The discussion of The Emigrants takes place on Monday at 6 p.m. at the library. Led by Daly, the discussion will include writing exercises. The result will be paragraph-length stories, micro-memoirs, based on significant experiences in the participants’ lives.
On Wednesday, July 16, and Friday, July 18, Bill T. Jones/Arnie Zane Dance Company welcome the public to their open rehearsals, held 4:30 to 6 p.m. on the Center Stage. Audience members will be encouraged to use the rehearsals as fodder for personal creative responses to Analogy’s themes. The responses can come in the form of micro-memoirs, 2D images of a defining place, or a soundscape. Responses from the public will then be incorporated into shared public creative space in the Theater Lobby at Center for the Arts.
This “Creative Community Residence” will be comprised of a marked-out space on the floor with a moveable wall and moveable furniture that can be reorganized and re-imagined to create a temporary “residence.” You can hang out for an hour, have a meeting, eat lunch. The moveable walls are similar to walls Jones has incorporated in Analogy. All micro-memoirs, images and soundscapes inspired by open rehearsals will be available for people to use to furnish and decorate their version of the residence. More interactive instructions for the residence will be available at the Center and during open rehearsals.
Daly has collected several mini memoirs, 2D pieces, and soundscapes in advance to show as examples and inspire others to participate.
“The residence provides a way for people to interact with the emigrant theme in Analogy,” Daly said. “We all come with history.”
Daly says the community project allows the public to be more than receivers of performance. “We get to make our own creative responses to this work,” he said.
But people do not have to identify artists to participate in the Creative Community Residence, Daly stressed. Anyone is welcome to come and observe the open rehearsals and contribute a response.
“This is a rare opportunity,” Daly said. “You will probably never get this window into how someone of this caliber works. You could live anywhere and not have this chance.”
Jones says it is a privilege to share work with a new audience. “You will see us thinking and becoming right in front of your eyes,” he said. “That vulnerability implies trust.”
Transcending time and space
By inviting people into his company’s art-making process, Jones might say he is inviting us to participate in “the world of ideas.”
“I am always thinking about post-modern dance as an art form,” Jones said. “It is an embodied investigation going on. The investigation is asking, ‘Can we transcend space and time to incorporate [stories like Dora’s] into the discourse my dance company is having every day?’”
“I hope your community will understand that the exotic is part of the fun,” Jones said, referring to World War II narratives as they relate to young people’s lives today.

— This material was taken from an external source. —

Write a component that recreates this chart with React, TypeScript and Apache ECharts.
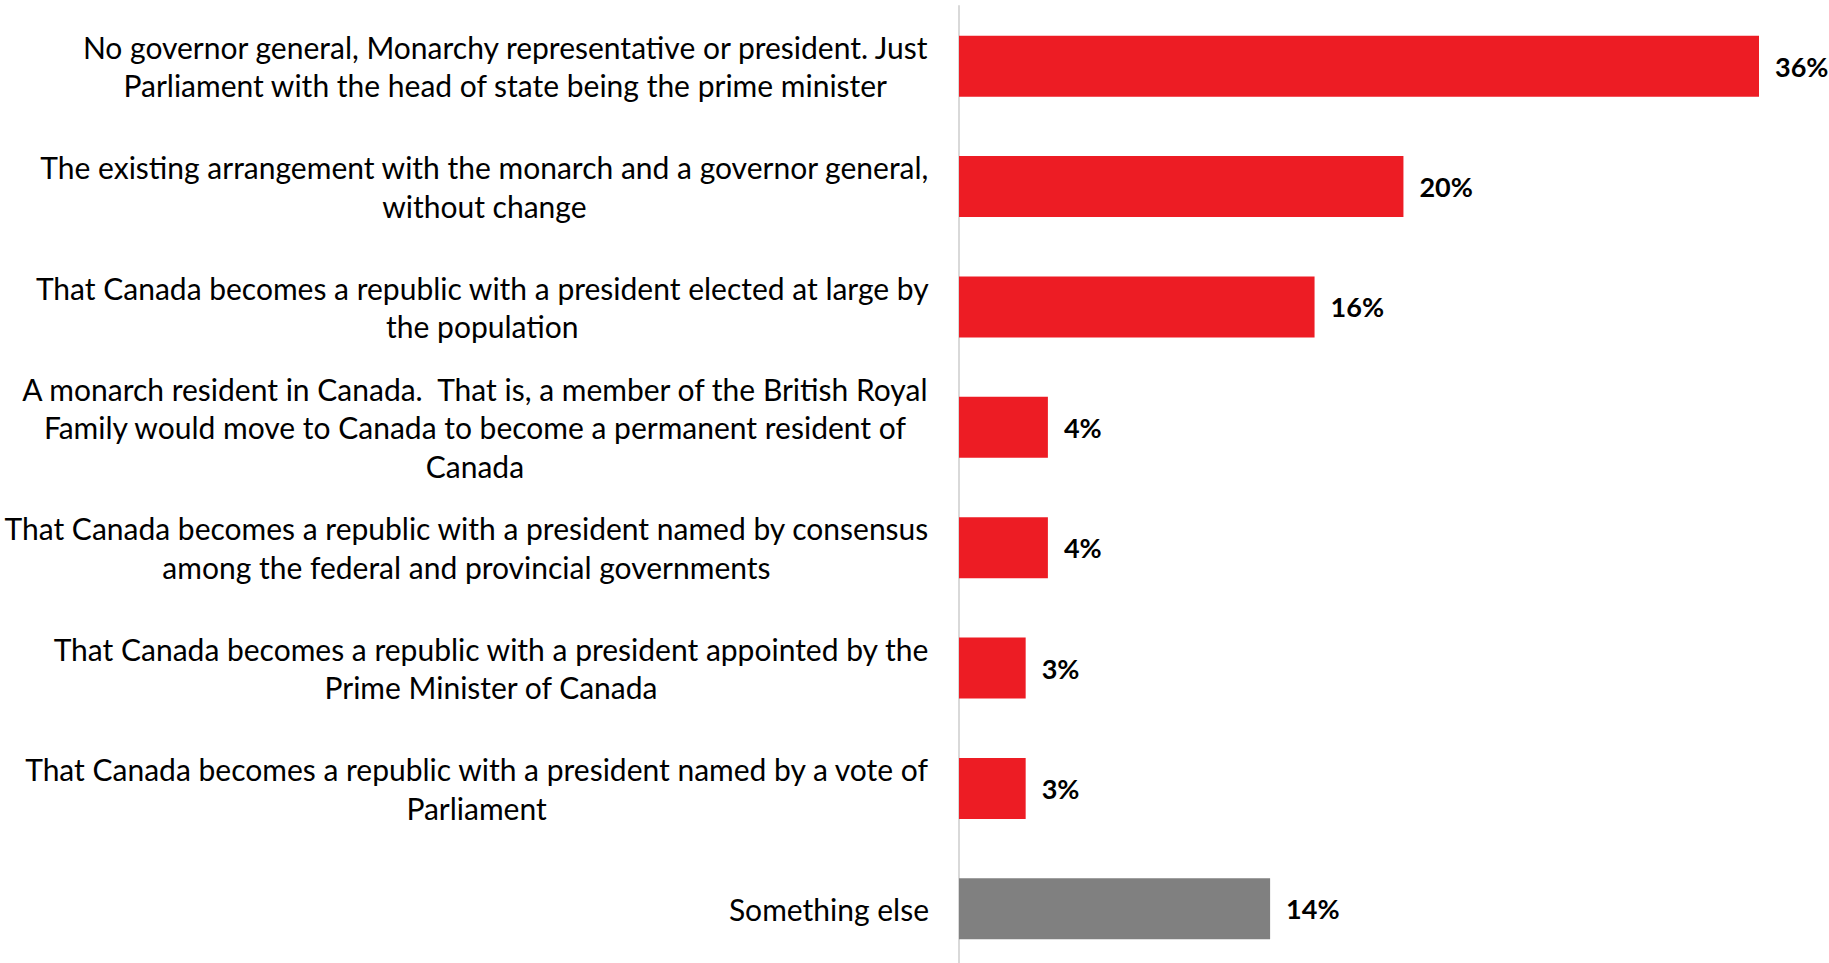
import React, { useEffect, useRef } from "react";
import * as echarts from "echarts";

const categories: string[] = [
  "No governor general, Monarchy representative or president. Just\nParliament with the head of state being the prime minister",
  "The existing arrangement with the monarch and a governor general,\nwithout change",
  "That Canada becomes a republic with a president elected at large by\nthe population",
  "A monarch resident in Canada.  That is, a member of the British Royal\nFamily would move to Canada to become a permanent resident of\nCanada",
  "That Canada becomes a republic with a president named by consensus\namong the federal and provincial governments",
  "That Canada becomes a republic with a president appointed by the\nPrime Minister of Canada",
  "That Canada becomes a republic with a president named by a vote of\nParliament",
  "Something else",
];

const values: number[] = [36, 20, 16, 4, 4, 3, 3, 14];
const barColors: string[] = ["#ED1C24", "#ED1C24", "#ED1C24", "#ED1C24", "#ED1C24", "#ED1C24", "#ED1C24", "#808080"];

const FONT = "Lato, 'Noto Sans', sans-serif";

export default function App() {
  const ref = useRef<HTMLDivElement>(null);
  useEffect(() => {
    if (!ref.current) return;
    const chart = echarts.init(ref.current, null, { renderer: "svg" });
    chart.setOption({
      animation: false,
      backgroundColor: "#ffffff",
      grid: {
        left: 959,
        right: 70,
        top: 6,
        height: 963,
        containLabel: false,
        outerBoundsMode: "none",
      },
      xAxis: {
        type: "value",
        min: 0,
        max: 36,
        show: false,
      },
      yAxis: {
        type: "category",
        inverse: true,
        data: categories,
        axisTick: { show: false },
        axisLine: { show: true, lineStyle: { color: "#D9D9D9", width: 2 } },
        axisLabel: {
          margin: 30,
          align: "right",
          color: "#000000",
          fontFamily: FONT,
          fontSize: 30,
          lineHeight: 38.5,
          formatter: (v: string) =>
            v
              .split("\n")
              .map((l) => `{c|${l}}`)
              .join("\n"),
          rich: {
            c: {
              align: "center",
              color: "#000000",
              fontFamily: FONT,
              fontSize: 30,
              lineHeight: 38.5,
            },
          },
        },
      },
      series: [
        {
          type: "bar",
          barWidth: 61,
          data: values.map((v, i) => ({ value: v, itemStyle: { color: barColors[i] } })),
          label: {
            show: true,
            position: "right",
            distance: 16,
            formatter: "{c}%",
            color: "#000000",
            fontFamily: FONT,
            fontWeight: "bold",
            fontSize: 27,
          },
        },
      ],
    });
    return () => chart.dispose();
  }, []);
  return (
    <div
      ref={ref}
      style={{ position: "fixed", left: 0, top: 0, width: 1829, height: 963, background: "#fff" }}
    />
  );
}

The company has started a Tumblr site for Analogy, where it posts clips of rehearsals. In one, a lithe, youthful black woman speaks into a microphone, giving voice to a segment of Dora’s memoir. At the same time, she dances with quick, uplifting footwork and broad, generous arm gestures. The juxtaposition is both curious and disconcerting. Watching the clip, my mind skipped through questions about what it means for a young black woman – whose ancestors likely endured American slavery – to joyfully dance while evoking the lived experience of a French Jewish Holocaust survivor.
To find points of physical and spiritual connection like this, where none were obviously visible, is the special province of dance – and the particular transcendent genius of Jones.